/---
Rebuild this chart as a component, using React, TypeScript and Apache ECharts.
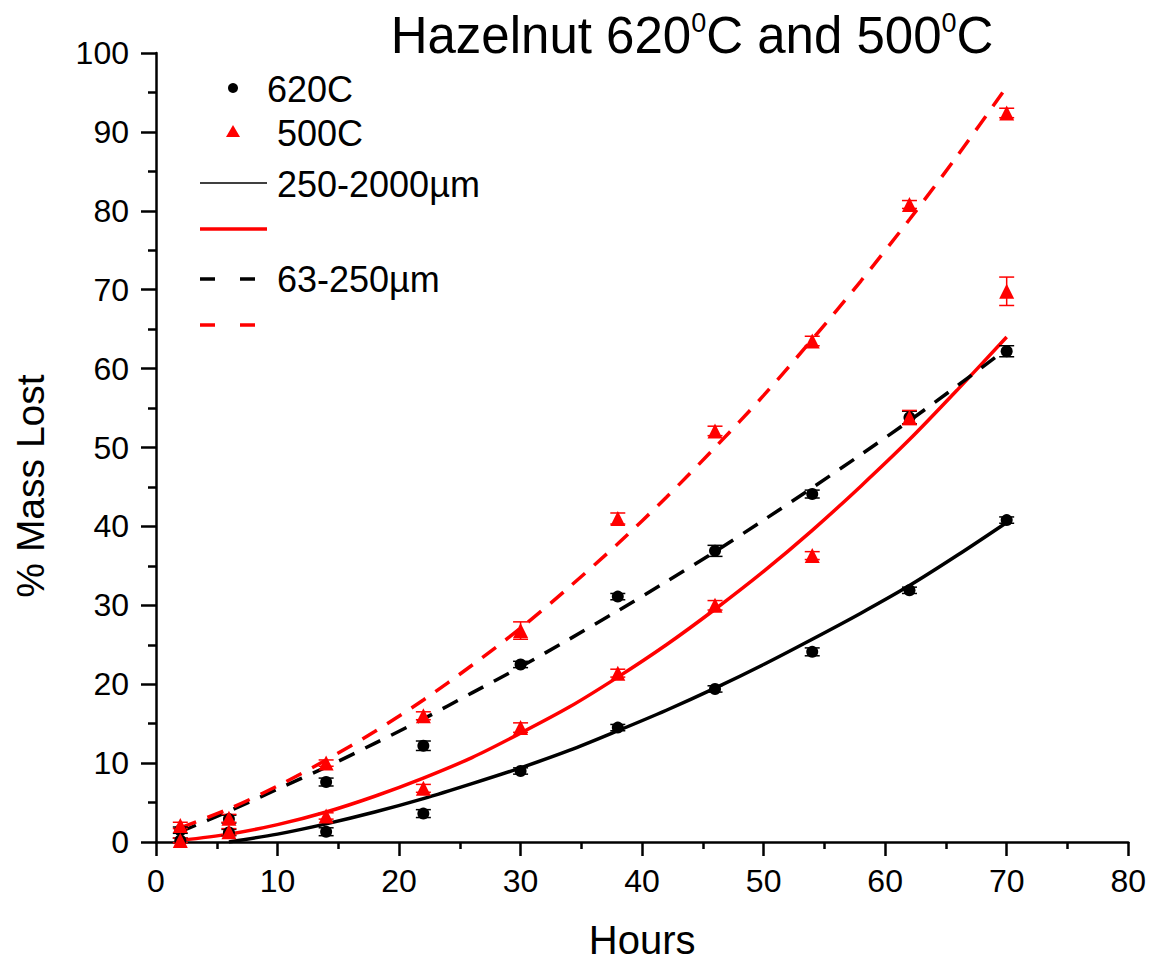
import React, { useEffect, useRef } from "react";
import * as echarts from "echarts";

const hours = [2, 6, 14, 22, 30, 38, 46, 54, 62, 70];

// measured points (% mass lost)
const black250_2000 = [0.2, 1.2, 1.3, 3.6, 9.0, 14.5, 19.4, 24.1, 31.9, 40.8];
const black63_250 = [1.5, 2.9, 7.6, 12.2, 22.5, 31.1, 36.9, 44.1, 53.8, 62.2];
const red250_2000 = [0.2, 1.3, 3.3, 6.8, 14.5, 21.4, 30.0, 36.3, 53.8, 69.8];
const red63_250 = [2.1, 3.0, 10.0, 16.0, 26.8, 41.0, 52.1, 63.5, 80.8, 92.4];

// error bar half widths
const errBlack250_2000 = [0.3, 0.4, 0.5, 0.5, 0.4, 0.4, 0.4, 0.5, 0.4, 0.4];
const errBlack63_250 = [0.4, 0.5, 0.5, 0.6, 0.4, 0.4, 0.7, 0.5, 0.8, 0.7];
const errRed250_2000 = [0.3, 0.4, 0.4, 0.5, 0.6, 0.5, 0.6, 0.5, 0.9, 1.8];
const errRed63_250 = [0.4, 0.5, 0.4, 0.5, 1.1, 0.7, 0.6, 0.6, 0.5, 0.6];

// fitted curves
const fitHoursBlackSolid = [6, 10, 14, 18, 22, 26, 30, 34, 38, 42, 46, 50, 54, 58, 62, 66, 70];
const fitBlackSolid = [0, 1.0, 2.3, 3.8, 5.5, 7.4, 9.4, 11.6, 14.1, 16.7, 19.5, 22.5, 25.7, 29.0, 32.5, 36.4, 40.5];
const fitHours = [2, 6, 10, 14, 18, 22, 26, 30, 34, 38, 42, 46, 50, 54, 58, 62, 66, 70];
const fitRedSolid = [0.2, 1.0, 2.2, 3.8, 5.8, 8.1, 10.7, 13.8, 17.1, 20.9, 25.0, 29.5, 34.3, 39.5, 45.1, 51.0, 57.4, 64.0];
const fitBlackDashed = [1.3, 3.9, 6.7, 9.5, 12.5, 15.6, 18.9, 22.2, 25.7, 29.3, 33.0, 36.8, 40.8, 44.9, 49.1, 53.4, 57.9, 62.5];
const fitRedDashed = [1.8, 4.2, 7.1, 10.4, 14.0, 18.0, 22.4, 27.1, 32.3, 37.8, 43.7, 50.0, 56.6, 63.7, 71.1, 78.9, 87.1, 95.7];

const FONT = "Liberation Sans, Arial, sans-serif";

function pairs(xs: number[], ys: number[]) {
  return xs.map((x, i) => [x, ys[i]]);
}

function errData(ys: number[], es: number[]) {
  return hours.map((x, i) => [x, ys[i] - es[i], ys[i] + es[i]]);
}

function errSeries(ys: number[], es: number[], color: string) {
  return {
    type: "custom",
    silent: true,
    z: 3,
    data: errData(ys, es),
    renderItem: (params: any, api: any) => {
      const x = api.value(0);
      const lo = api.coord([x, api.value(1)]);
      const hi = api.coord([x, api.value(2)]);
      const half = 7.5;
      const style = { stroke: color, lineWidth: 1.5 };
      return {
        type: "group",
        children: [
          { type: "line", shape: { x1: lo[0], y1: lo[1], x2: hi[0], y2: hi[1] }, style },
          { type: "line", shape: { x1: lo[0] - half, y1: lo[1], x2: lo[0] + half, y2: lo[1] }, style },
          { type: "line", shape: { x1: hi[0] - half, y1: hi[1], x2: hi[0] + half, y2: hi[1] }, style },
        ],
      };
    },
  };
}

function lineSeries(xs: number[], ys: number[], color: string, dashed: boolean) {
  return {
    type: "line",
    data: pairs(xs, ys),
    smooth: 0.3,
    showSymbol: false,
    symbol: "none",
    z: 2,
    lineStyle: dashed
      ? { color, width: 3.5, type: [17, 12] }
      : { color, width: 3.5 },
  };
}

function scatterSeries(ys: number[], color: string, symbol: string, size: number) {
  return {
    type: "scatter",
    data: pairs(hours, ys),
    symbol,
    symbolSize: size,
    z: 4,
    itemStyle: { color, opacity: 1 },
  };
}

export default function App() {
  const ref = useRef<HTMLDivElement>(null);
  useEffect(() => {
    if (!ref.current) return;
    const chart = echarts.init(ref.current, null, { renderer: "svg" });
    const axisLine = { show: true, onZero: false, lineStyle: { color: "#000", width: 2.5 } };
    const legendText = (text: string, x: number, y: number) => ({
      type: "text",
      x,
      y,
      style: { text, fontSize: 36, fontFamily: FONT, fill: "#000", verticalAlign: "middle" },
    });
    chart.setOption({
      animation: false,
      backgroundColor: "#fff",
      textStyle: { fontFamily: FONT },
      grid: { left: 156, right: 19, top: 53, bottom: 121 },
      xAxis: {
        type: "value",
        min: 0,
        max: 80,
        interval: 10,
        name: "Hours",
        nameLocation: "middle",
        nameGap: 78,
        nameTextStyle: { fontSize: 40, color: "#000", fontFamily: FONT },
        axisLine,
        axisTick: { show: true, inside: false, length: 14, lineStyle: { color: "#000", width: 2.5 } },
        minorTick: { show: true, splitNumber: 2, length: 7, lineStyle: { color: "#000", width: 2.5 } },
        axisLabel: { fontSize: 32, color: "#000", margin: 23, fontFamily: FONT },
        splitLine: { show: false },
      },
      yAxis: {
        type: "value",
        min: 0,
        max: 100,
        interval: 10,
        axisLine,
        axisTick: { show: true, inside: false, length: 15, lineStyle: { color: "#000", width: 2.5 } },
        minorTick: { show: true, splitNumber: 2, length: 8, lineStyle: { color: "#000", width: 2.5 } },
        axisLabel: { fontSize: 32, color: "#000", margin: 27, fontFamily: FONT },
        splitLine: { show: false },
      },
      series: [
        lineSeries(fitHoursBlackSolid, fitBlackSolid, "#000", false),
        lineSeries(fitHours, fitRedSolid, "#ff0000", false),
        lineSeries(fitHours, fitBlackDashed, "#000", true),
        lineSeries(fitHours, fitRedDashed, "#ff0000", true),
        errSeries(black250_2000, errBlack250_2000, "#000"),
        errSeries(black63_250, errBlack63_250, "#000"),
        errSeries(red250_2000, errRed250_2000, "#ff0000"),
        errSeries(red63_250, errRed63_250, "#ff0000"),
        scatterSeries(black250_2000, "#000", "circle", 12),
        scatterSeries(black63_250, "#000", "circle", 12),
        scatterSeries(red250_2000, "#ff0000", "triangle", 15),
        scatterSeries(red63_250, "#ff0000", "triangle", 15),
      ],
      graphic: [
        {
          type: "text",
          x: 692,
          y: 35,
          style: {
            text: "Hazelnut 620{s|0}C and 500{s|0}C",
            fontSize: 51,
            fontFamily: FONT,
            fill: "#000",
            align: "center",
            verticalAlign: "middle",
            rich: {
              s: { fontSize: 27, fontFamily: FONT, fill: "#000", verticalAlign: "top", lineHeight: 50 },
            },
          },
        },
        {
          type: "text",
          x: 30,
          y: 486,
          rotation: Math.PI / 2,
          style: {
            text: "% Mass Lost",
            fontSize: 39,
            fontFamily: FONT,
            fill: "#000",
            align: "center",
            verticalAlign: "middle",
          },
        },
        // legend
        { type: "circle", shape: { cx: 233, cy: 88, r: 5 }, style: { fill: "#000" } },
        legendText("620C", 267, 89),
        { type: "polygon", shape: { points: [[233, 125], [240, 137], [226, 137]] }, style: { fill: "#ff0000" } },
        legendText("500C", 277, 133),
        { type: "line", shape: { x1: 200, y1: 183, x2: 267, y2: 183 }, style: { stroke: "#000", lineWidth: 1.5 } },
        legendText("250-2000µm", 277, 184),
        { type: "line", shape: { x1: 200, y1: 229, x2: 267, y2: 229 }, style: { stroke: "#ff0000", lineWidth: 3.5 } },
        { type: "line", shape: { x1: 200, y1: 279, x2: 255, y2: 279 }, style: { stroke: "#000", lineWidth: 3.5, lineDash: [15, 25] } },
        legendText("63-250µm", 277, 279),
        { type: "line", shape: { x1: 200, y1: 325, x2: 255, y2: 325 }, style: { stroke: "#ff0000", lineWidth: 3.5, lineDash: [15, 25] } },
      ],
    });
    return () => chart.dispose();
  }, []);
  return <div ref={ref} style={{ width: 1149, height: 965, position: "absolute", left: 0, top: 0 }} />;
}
\---
/---
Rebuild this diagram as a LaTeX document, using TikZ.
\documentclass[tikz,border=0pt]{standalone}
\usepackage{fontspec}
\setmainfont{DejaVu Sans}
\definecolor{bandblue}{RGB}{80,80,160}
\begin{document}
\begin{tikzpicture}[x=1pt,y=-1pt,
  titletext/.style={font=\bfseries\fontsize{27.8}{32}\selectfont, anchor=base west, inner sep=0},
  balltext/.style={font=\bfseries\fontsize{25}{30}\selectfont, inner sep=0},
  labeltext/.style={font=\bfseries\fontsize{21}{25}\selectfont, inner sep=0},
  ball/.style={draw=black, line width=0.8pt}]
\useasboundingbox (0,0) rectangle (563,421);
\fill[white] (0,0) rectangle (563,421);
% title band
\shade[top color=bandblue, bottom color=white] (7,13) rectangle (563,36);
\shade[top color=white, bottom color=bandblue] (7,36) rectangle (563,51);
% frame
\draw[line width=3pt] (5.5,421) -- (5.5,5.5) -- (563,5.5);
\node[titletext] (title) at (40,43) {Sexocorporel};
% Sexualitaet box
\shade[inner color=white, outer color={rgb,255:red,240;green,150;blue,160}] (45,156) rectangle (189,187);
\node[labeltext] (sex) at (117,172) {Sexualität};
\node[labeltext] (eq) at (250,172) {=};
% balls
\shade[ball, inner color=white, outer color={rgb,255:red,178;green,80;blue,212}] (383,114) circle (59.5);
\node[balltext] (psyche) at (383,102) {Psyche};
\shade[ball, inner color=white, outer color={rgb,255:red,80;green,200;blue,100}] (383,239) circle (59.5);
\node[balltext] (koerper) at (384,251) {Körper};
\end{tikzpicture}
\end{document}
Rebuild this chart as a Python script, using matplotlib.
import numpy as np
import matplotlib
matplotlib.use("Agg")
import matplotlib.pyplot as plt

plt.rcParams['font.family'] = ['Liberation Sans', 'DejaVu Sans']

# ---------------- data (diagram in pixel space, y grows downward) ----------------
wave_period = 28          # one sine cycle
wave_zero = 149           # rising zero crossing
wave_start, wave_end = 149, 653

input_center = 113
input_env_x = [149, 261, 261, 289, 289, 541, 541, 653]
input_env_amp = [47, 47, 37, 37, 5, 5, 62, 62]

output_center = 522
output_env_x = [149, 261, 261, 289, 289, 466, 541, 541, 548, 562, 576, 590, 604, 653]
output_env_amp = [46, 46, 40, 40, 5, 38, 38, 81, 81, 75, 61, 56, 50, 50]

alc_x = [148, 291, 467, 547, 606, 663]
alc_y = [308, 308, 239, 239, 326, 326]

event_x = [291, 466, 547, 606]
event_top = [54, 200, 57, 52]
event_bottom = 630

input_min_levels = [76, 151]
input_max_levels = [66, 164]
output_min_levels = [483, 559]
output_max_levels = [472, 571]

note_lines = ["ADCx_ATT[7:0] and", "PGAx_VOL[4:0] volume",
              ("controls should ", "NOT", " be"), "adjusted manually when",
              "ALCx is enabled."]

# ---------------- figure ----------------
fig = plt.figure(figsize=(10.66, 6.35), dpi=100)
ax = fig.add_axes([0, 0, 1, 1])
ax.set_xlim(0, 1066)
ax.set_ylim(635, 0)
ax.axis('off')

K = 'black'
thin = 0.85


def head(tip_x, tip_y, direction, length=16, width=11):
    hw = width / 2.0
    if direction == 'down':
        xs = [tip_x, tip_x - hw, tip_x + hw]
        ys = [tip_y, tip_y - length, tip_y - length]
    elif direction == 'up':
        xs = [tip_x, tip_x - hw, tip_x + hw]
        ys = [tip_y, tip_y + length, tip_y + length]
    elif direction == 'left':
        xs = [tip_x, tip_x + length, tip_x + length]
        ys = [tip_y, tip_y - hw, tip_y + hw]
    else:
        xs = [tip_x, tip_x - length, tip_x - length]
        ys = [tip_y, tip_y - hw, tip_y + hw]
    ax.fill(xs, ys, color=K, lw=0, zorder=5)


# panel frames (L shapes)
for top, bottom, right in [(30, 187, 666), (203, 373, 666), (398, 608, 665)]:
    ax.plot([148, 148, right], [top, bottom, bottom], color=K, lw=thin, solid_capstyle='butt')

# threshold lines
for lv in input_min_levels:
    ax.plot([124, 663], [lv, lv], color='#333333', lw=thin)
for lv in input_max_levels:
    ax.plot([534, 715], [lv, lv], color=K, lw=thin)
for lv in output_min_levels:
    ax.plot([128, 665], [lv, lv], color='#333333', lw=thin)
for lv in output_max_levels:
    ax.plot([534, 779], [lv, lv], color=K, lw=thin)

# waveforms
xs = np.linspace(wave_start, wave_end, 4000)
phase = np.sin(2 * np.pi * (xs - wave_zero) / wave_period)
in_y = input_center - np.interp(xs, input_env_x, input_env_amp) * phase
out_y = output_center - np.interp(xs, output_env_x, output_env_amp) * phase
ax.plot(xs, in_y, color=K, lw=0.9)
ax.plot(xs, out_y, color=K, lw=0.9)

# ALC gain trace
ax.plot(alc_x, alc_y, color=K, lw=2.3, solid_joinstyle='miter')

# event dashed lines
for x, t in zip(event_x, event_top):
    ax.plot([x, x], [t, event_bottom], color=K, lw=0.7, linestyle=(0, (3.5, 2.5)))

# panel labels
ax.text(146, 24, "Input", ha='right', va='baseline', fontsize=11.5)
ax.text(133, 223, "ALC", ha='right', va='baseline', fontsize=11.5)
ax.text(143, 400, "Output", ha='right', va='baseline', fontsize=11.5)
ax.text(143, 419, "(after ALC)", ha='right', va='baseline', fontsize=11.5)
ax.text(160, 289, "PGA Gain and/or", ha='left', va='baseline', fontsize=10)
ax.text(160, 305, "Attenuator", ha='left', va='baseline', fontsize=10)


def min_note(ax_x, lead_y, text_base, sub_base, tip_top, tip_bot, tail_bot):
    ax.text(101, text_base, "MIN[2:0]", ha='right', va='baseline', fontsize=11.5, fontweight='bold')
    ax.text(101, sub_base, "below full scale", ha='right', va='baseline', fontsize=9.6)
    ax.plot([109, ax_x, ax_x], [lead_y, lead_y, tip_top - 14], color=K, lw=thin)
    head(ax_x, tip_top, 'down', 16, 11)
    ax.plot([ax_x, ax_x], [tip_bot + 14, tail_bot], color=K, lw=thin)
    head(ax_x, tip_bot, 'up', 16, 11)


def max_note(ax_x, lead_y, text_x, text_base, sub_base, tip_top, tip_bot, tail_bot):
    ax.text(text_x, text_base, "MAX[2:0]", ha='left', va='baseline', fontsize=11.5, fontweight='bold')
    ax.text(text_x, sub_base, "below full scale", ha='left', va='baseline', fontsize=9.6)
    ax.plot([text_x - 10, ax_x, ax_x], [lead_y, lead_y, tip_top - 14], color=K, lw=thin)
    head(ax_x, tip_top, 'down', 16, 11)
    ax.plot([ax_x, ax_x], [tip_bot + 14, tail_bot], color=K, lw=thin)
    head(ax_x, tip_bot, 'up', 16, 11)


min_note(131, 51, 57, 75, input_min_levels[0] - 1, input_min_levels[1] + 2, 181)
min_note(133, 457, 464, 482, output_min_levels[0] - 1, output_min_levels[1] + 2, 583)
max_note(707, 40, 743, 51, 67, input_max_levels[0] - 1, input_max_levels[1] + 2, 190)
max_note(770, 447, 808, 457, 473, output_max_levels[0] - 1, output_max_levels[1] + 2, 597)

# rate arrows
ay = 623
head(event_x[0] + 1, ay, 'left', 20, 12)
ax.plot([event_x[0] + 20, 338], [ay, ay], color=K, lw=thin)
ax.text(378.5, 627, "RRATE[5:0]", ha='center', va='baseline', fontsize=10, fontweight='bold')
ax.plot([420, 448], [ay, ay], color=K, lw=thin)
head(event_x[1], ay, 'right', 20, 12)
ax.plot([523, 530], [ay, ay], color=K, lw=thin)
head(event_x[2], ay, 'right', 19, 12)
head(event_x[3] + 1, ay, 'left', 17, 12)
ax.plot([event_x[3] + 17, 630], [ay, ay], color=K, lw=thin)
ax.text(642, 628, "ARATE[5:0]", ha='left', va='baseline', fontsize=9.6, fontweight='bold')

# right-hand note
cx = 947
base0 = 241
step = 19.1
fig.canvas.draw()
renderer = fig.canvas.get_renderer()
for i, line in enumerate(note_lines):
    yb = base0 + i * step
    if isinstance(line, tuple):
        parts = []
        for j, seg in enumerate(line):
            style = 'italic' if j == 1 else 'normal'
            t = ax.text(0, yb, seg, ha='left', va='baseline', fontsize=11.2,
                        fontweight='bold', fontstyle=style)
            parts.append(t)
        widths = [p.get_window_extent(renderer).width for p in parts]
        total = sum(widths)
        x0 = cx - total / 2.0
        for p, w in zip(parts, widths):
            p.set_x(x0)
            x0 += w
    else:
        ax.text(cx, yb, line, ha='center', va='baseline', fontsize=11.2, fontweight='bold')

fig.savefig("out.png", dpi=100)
\---
▶ WRITTEN EXERCISE: Without the pictures, give again only the lines beginning at the line that contains "Rebuild this chart as a component, using" and stopping after the line that contains "0.6, 0.5, 0.6];", exactly as written.

▶ SOLVED EXERCISE:
Rebuild this chart as a component, using React, TypeScript and Apache ECharts.
import React, { useEffect, useRef } from "react";
import * as echarts from "echarts";

const hours = [2, 6, 14, 22, 30, 38, 46, 54, 62, 70];

// measured points (% mass lost)
const black250_2000 = [0.2, 1.2, 1.3, 3.6, 9.0, 14.5, 19.4, 24.1, 31.9, 40.8];
const black63_250 = [1.5, 2.9, 7.6, 12.2, 22.5, 31.1, 36.9, 44.1, 53.8, 62.2];
const red250_2000 = [0.2, 1.3, 3.3, 6.8, 14.5, 21.4, 30.0, 36.3, 53.8, 69.8];
const red63_250 = [2.1, 3.0, 10.0, 16.0, 26.8, 41.0, 52.1, 63.5, 80.8, 92.4];

// error bar half widths
const errBlack250_2000 = [0.3, 0.4, 0.5, 0.5, 0.4, 0.4, 0.4, 0.5, 0.4, 0.4];
const errBlack63_250 = [0.4, 0.5, 0.5, 0.6, 0.4, 0.4, 0.7, 0.5, 0.8, 0.7];
const errRed250_2000 = [0.3, 0.4, 0.4, 0.5, 0.6, 0.5, 0.6, 0.5, 0.9, 1.8];
const errRed63_250 = [0.4, 0.5, 0.4, 0.5, 1.1, 0.7, 0.6, 0.6, 0.5, 0.6];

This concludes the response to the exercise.